Larry Summers is no stranger to Washington, having served as Treasury secretary during the Clinton administration and chief economist of the World Bank before that. Summer became president of Harvard University after serving under President Clinton, but resigned from the post in 2006 after several controversial statements, including one that males perform better in science and engineering than women.
Before being selected to director of the National Economic Council, Summers had been rumored to be a candidate for the Treasury secretary spot. But while Obama has based his entire presidential campaign on the idea of change, some observers are befuddled by his decision to hire Summers into a top economic position.

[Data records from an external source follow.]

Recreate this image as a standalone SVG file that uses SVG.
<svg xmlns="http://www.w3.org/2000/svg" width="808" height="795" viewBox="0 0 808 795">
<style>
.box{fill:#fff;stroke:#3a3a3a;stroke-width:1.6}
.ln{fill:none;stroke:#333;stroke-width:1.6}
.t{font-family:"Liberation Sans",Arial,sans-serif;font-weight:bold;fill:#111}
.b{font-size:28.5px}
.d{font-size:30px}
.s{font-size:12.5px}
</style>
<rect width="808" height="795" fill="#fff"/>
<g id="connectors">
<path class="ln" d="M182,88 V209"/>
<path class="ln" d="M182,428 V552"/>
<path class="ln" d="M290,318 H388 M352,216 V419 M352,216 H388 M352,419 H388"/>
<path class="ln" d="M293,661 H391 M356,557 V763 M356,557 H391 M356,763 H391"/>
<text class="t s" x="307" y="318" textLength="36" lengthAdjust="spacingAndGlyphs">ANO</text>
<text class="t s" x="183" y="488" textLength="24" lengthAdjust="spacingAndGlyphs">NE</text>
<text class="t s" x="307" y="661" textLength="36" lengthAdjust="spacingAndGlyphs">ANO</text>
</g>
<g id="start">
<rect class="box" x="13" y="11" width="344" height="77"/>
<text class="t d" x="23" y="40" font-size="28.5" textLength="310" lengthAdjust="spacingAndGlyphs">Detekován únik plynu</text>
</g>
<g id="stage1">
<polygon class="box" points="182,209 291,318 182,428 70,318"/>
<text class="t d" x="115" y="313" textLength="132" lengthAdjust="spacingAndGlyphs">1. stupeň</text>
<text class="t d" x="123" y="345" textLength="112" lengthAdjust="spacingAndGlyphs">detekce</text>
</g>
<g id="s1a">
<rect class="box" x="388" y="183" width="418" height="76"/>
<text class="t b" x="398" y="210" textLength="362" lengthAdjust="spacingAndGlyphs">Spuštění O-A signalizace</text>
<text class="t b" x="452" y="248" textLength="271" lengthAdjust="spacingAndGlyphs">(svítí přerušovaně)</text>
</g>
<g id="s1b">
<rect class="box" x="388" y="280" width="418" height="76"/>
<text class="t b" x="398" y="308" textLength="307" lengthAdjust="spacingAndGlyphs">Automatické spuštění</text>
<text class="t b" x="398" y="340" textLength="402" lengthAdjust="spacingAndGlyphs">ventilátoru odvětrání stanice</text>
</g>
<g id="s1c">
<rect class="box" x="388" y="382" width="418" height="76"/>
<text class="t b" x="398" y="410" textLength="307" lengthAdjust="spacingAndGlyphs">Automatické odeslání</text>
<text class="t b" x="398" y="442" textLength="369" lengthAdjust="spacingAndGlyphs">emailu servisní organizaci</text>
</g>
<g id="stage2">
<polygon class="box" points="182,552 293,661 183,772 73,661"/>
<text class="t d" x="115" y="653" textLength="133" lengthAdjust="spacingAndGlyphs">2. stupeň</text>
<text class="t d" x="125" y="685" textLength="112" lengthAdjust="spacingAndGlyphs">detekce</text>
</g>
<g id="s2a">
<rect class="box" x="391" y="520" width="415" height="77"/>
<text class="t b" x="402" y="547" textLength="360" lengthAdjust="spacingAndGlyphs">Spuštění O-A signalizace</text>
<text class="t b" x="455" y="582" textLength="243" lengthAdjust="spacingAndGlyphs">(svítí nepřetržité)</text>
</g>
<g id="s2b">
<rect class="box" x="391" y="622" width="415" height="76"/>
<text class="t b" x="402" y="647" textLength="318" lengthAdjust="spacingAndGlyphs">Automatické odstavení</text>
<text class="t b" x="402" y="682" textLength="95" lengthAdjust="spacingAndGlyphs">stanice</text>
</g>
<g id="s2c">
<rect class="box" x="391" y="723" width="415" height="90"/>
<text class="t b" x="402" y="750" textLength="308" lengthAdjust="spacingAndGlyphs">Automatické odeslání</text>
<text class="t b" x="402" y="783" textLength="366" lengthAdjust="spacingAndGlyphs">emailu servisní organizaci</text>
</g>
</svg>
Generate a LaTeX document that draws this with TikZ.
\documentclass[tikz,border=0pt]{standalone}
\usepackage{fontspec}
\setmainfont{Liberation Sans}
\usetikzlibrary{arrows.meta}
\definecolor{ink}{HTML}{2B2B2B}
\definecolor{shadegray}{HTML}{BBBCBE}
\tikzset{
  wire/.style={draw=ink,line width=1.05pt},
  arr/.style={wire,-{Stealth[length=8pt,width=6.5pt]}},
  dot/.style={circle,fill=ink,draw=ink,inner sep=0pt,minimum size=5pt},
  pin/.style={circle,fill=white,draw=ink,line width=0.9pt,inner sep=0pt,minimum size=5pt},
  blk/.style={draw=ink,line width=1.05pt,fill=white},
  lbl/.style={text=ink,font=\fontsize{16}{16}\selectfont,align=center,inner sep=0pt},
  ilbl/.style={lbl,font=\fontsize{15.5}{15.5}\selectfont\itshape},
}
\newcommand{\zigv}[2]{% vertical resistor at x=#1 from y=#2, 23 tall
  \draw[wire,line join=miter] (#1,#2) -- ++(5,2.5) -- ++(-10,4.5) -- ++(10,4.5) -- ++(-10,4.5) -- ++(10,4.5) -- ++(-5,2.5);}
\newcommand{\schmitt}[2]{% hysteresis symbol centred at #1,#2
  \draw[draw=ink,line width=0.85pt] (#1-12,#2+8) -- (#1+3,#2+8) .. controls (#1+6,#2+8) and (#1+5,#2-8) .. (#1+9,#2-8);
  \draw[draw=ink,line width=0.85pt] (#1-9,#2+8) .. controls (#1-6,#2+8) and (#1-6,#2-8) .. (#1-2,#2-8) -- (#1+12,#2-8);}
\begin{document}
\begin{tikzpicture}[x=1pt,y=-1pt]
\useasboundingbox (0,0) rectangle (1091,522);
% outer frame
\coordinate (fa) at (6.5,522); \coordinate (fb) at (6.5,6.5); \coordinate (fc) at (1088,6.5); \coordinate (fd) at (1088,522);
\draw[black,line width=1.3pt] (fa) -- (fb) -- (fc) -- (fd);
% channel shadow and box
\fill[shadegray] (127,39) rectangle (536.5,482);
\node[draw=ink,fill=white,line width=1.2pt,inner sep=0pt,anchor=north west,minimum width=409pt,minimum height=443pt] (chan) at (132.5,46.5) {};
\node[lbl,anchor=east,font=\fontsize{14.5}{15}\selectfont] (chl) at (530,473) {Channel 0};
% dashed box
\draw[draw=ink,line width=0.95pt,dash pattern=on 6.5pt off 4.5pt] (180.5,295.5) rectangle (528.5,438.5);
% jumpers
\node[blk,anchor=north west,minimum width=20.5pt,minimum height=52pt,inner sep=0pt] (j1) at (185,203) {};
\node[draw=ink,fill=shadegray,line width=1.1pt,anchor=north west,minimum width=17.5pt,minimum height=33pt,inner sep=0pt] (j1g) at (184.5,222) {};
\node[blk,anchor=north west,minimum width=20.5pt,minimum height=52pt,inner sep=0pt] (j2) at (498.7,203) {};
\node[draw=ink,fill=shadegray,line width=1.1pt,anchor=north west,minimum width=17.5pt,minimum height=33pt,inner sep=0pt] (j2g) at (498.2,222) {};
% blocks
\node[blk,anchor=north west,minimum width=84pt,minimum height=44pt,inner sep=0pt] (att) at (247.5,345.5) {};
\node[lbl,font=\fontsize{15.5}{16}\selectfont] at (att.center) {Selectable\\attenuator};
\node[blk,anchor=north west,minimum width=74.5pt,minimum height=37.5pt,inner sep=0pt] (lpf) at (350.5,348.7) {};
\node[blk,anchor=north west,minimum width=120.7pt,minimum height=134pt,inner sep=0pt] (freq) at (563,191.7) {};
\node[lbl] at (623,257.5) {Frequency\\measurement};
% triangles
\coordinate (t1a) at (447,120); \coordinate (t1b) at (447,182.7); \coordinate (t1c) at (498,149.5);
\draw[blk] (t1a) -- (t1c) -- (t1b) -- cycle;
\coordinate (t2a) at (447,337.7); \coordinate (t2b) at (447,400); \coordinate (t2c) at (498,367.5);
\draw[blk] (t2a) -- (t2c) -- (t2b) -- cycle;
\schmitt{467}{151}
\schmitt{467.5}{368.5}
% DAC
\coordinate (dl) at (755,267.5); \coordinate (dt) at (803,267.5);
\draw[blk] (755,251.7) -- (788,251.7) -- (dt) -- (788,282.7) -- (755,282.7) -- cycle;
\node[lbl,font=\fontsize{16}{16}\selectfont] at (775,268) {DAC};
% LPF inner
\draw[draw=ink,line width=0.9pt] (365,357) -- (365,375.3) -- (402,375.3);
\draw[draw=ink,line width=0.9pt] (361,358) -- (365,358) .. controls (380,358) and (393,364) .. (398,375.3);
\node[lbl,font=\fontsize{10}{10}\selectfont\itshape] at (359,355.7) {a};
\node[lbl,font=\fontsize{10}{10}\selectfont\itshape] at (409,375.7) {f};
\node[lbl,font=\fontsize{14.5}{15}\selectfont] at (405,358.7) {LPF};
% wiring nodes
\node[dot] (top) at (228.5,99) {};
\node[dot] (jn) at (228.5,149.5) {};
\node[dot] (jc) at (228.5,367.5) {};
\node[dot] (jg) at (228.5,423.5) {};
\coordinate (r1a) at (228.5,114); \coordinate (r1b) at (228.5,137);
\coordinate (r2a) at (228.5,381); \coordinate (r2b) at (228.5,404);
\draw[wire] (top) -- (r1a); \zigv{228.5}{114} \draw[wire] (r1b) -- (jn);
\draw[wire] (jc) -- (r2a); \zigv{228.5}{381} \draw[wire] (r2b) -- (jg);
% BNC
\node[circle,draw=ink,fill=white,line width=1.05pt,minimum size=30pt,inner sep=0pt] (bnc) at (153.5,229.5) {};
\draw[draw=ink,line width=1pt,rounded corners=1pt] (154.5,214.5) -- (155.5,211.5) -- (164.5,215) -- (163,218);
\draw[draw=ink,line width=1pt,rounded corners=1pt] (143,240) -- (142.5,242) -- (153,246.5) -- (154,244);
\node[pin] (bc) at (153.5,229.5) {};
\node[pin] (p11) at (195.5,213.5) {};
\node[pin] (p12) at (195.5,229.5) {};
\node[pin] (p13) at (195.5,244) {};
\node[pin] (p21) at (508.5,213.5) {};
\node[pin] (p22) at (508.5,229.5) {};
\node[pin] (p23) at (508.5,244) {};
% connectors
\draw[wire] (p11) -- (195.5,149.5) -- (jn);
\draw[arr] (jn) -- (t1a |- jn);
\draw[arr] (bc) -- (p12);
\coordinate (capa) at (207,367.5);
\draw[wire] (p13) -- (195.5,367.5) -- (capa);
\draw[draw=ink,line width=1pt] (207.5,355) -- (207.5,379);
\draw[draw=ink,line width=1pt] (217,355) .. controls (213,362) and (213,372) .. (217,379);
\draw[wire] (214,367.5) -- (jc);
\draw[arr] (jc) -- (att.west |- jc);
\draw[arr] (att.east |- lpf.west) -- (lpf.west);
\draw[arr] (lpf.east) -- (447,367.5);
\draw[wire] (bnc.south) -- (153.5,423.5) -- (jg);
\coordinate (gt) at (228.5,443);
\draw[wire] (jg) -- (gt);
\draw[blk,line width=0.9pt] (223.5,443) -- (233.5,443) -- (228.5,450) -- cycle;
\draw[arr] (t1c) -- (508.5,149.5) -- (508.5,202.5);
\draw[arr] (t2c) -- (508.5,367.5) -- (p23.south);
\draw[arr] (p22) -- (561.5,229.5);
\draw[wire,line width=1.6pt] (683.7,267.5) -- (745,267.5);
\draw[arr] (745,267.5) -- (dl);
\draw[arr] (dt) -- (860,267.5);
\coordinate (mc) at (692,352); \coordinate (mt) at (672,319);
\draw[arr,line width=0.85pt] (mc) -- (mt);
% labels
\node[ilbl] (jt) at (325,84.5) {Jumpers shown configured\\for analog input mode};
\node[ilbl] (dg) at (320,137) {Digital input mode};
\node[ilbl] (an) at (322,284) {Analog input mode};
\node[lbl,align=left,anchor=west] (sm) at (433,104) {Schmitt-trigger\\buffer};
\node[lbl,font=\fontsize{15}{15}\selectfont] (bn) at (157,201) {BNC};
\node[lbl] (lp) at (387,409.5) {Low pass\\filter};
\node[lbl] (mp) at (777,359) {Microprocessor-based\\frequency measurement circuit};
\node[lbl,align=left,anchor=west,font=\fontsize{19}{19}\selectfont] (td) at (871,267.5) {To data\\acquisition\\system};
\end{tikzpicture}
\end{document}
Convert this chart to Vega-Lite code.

"Unfortunately, Summers has been much-maligned as the president of Harvard," Williams said. "But he knows Washington pretty well. He's a bit long in the tooth, and I'm not sure he's the most creative thinker to use new approaches, but that's where Geithner comes in."
Volcker Is No Nonsense
Many Wall Street observers cheered Obama's pick of Paul Volcker for chairman of the Economic Recovery Advisory Board. The former Fed chairman made the very difficult decision to raise interest rates in the early 1980s, which received considerable criticism despite the fact that it ultimately helped tame inflation in the U.S. It's no surprise that with the country facing significant decisions, Obama wants Volcker's expertise.
"Volcker brings a lot of experience and credibility to Obama's team and financial markets," said LaVorgna. "He brings an incredible amount of experience, knowledge and credibility. Perhaps his role will be selling whatever the administration chooses to do with helping the financial sector."